Worldbuilding Tips from Microscope
Now let’s pull out the important points of the game to see if it helps us come up with some worldbuilding tips for our writing.
- Decide on the type of story world you want.
- Decide what elements you definitely want to include or exclude.
- Decide the scope of the story world and its relevant history.
- Explore big picture, medium picture, and small picture details that interest you within the scope.
- Ensure that details don’t contradict earlier details or include excluded elements.
- See how details are related or connected both vertically (within a single time focus) and horizontally (across the cause and effect chain of time).
- Explore each idea to the world’s satisfaction… Eventually. *grin*
In other words, if we struggle to follow story threads or understand how they relate… Or if we struggle to see both a storyworld’s big picture and small details without twisting our brain into knots… Then we might benefit from playing this game.

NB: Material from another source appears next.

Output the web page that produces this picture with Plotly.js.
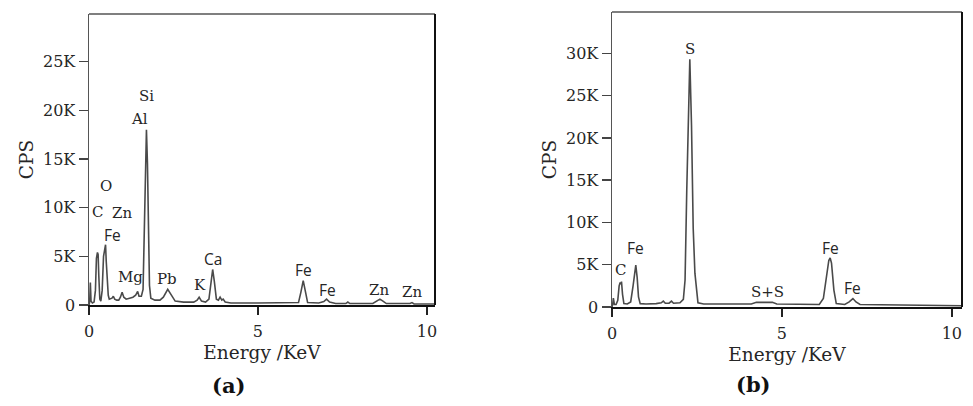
<!DOCTYPE html>
<html>
<head>
<meta charset="utf-8">
<script src="https://cdn.plot.ly/plotly-3.0.1.min.js"></script>
<style>
  html, body { margin: 0; padding: 0; background: #fff; }
  #chart { width: 973px; height: 406px; }
</style>
</head>
<body>
<div id="chart"></div>
<script>
// ---- Data: spectrum (a) ----
const energyA = [0.00,0.02,0.04,0.06,0.10,0.15,0.19,0.22,0.25,0.27,0.29,0.32,0.35,0.39,0.43,0.46,0.49,0.51,0.54,0.57,0.60,0.68,0.72,0.76,0.82,0.88,0.93,0.98,1.03,1.10,1.20,1.30,1.38,1.44,1.48,1.55,1.60,1.63,1.66,1.70,1.73,1.76,1.79,1.83,1.95,2.10,2.20,2.33,2.45,2.55,2.80,3.10,3.20,3.26,3.33,3.45,3.55,3.62,3.66,3.71,3.77,3.83,3.88,3.93,3.97,4.03,4.20,5.00,6.00,6.20,6.27,6.34,6.41,6.47,6.80,6.95,7.03,7.12,7.30,7.60,7.66,7.72,8.40,8.52,8.61,8.70,8.80,9.50,9.56,9.62,10.24];
const cpsA    = [0,300,2300,400,200,300,1500,4800,5400,5200,3000,600,400,1500,5000,5600,6200,4500,2500,1000,600,700,900,600,500,500,800,1300,800,600,700,800,1000,1400,900,900,1600,6200,14000,18000,14500,7600,2000,700,500,500,800,1600,900,400,300,300,500,800,400,300,600,2600,3650,2400,600,500,800,500,600,300,200,200,200,250,1300,2500,1300,250,200,350,600,300,150,150,300,150,150,450,600,400,150,150,250,120,100];

// ---- Data: spectrum (b) ----
const energyB = [0.00,0.02,0.04,0.07,0.12,0.17,0.21,0.24,0.26,0.28,0.31,0.35,0.45,0.55,0.62,0.67,0.70,0.74,0.78,0.83,1.00,1.30,1.45,1.51,1.57,1.68,1.75,1.81,2.00,2.10,2.15,2.20,2.25,2.29,2.34,2.39,2.44,2.48,2.53,2.70,3.50,4.10,4.25,4.45,4.60,4.72,4.85,5.50,6.10,6.22,6.30,6.38,6.42,6.46,6.53,6.60,6.85,6.98,7.09,7.18,7.30,8.00,9.00,10.30];
const cpsB    = [0,300,1050,300,300,800,2500,2900,2700,3000,1500,400,350,600,2500,4500,4950,3500,1200,400,350,400,500,700,450,450,700,450,500,900,3200,13800,24700,29300,21500,9300,4000,2250,500,350,350,350,550,550,600,550,350,300,300,1000,3500,5500,5800,5200,2000,400,300,600,1000,600,300,250,200,150];

// ---- Peak labels ----
const labelsA  = ["Si","Al","O","C","Zn","Fe","Mg","Pb","K","Ca","Fe","Fe","Zn","Zn"];
const labelXA  = [1.71,1.48,0.50,0.25,0.98,0.69,1.24,2.30,3.28,3.68,6.36,7.05,8.59,9.55];
const labelYA  = [21500,19100,12200,9570,9470,7200,2900,2700,2040,4700,3600,1540,1540,1300];

const labelsB  = ["S","C","Fe","S+S","Fe","Fe"];
const labelXB  = [2.29,0.26,0.70,4.59,6.42,7.09];
const labelYB  = [30580,4370,7010,1810,7010,2210];

// ---- Tick labels ----
const xTickVals = [0,5,10];
const xTickText = ["0","5","10"];
const yTickValsA = [0,5000,10000,15000,20000,25000];
const yTickTextA = ["0","5K","10K","15K","20K","25K"];
const yTickValsB = [0,5000,10000,15000,20000,25000,30000];
const yTickTextB = ["0","5K","10K","15K","20K","25K","30K"];

const panelLabels = ["(a)","(b)"];
const xTitle = "Energy /KeV";
const yTitle = "CPS";

// ---- Styling ----
const serif = "DejaVu Serif, Liberation Serif, serif";
const sans = "Open Sans, Noto Sans, sans-serif";
const textColor = "#262626";
const lineColor = "#4a4a4a";

const traces = [
  {x: energyA, y: cpsA, type: "scatter", mode: "lines", xaxis: "x", yaxis: "y",
   line: {color: lineColor, width: 1.6}, hoverinfo: "x+y", showlegend: false},
  {x: energyB, y: cpsB, type: "scatter", mode: "lines", xaxis: "x2", yaxis: "y2",
   line: {color: lineColor, width: 1.6}, hoverinfo: "x+y", showlegend: false}
];

function peakFont(t) {
  if (t === "Fe" || t === "Ca") return {family: sans, size: 15.5, color: textColor};
  return {family: serif, size: 15, color: textColor};
}

const annotations = [];
labelsA.forEach((t, i) => annotations.push({
  x: labelXA[i], y: labelYA[i], xref: "x", yref: "y", text: t, showarrow: false,
  xanchor: "center", yanchor: "middle", font: peakFont(t)
}));
labelsB.forEach((t, i) => annotations.push({
  x: labelXB[i], y: labelYB[i], xref: "x2", yref: "y2", text: t, showarrow: false,
  xanchor: "center", yanchor: "middle", font: peakFont(t)
}));
annotations.push({x: 228/973, y: 1 - 385/406, xref: "paper", yref: "paper", text: "<b>" + panelLabels[0] + "</b>",
  showarrow: false, xanchor: "center", yanchor: "middle", font: {family: serif, size: 21, color: "#111"}});
annotations.push({x: 753/973, y: 1 - 384/406, xref: "paper", yref: "paper", text: "<b>" + panelLabels[1] + "</b>",
  showarrow: false, xanchor: "center", yanchor: "middle", font: {family: serif, size: 21, color: "#111"}});

function xAxis(domain, range, anchor) {
  return {
    domain: domain, range: range, anchor: anchor,
    tickmode: "array", tickvals: xTickVals, ticktext: xTickText,
    ticks: "outside", ticklen: 8, tickwidth: 1.5, tickcolor: "#222",
    showline: true, linecolor: "#111", linewidth: 2, mirror: false,
    showgrid: false, zeroline: false, ticklabelstandoff: 3,
    tickfont: {family: serif, size: 16, color: textColor},
    title: {text: xTitle, font: {family: serif, size: 18.5, color: textColor}, standoff: 6}
  };
}
function yAxis(domain, range, anchor, vals, text) {
  return {
    domain: domain, range: range, anchor: anchor,
    tickmode: "array", tickvals: vals, ticktext: text,
    ticks: "outside", ticklen: 9, tickwidth: 1.5, tickcolor: "#444",
    showline: true, linecolor: "#555", linewidth: 1.5, mirror: false,
    showgrid: false, zeroline: false,
    tickfont: {family: serif, size: 16, color: textColor},
    title: {text: yTitle, font: {family: serif, size: 18.5, color: textColor}, standoff: 4}
  };
}

const frame = (xr, yr) => [
  {type: "line", xref: xr + " domain", yref: yr + " domain", x0: 0, x1: 1, y0: 1, y1: 1,
   line: {color: "#555", width: 1.5}},
  {type: "line", xref: xr + " domain", yref: yr + " domain", x0: 1, x1: 1, y0: 0, y1: 1,
   line: {color: "#111", width: 2}}
];

const layout = {
  width: 973, height: 406,
  margin: {l: 0, r: 0, t: 0, b: 0},
  paper_bgcolor: "#fff", plot_bgcolor: "#fff",
  showlegend: false,
  xaxis: xAxis([89/973, 435/973], [0, 10.24], "y"),
  yaxis: yAxis([1 - 305/406, 1 - 14/406], [0, 29900], "x", yTickValsA, yTickTextA),
  xaxis2: xAxis([612/973, 962/973], [0, 10.3], "y2"),
  yaxis2: yAxis([1 - 307/406, 1 - 12/406], [0, 34900], "x2", yTickValsB, yTickTextB),
  annotations: annotations,
  shapes: frame("x", "y").concat(frame("x2", "y2"))
};

Plotly.newPlot("chart", traces, layout, {displayModeBar: false, staticPlot: true});
</script>
</body>
</html>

Microscope is so unusual that it might take a bit to really grasp how to play (even though the rules are actually quite simple). However, once we get it, it’s easier to see how a storyworld’s threads relate and influence each other, both into the past and the future.
With that skill, we can make worldbuilding details we come up with later fit with other ideas we’ve already had. We can build a cohesive world that adds meaning and epic scope with each event we develop. *smile*
What story worlds have you come across that feel epic and/or cohesive to you? Were they developed all at once or piecemeal/nonlinearly? Have you struggled to worldbuild in your stories? Do you find it difficult to keep worldbuilding details consistent and cohesive, especially with nonlinear development? Do you have any questions about worldbuilding, or does this post give you any ideas?Pin It
Hi! I played Microscope this past weekend with some friends and it was an incredible experience. It’s fascinating to take a “god’s eye” view of a world/universe/country/whatever and determine its complete history. What’s even better is that I can see this being used to create a whole series of books or short stories that reside within the totality of that history. I recommend Microscope to anyone who enjoys story building with others.
Awesome! I’m glad I’m not the only one who saw the possibilities. 🙂
And yes, I thought the same thing with the game we played, as almost every card could have been turned into a book–at least as a short story–for a whole series or multiple connected series. That’s what got me thinking about this post. 😉 Thanks for sharing!
With two authors and one game designer playing, it was *hard* not to see the possibilities! There were more than a few moments of “that would be a cool story” or “I want to write that”.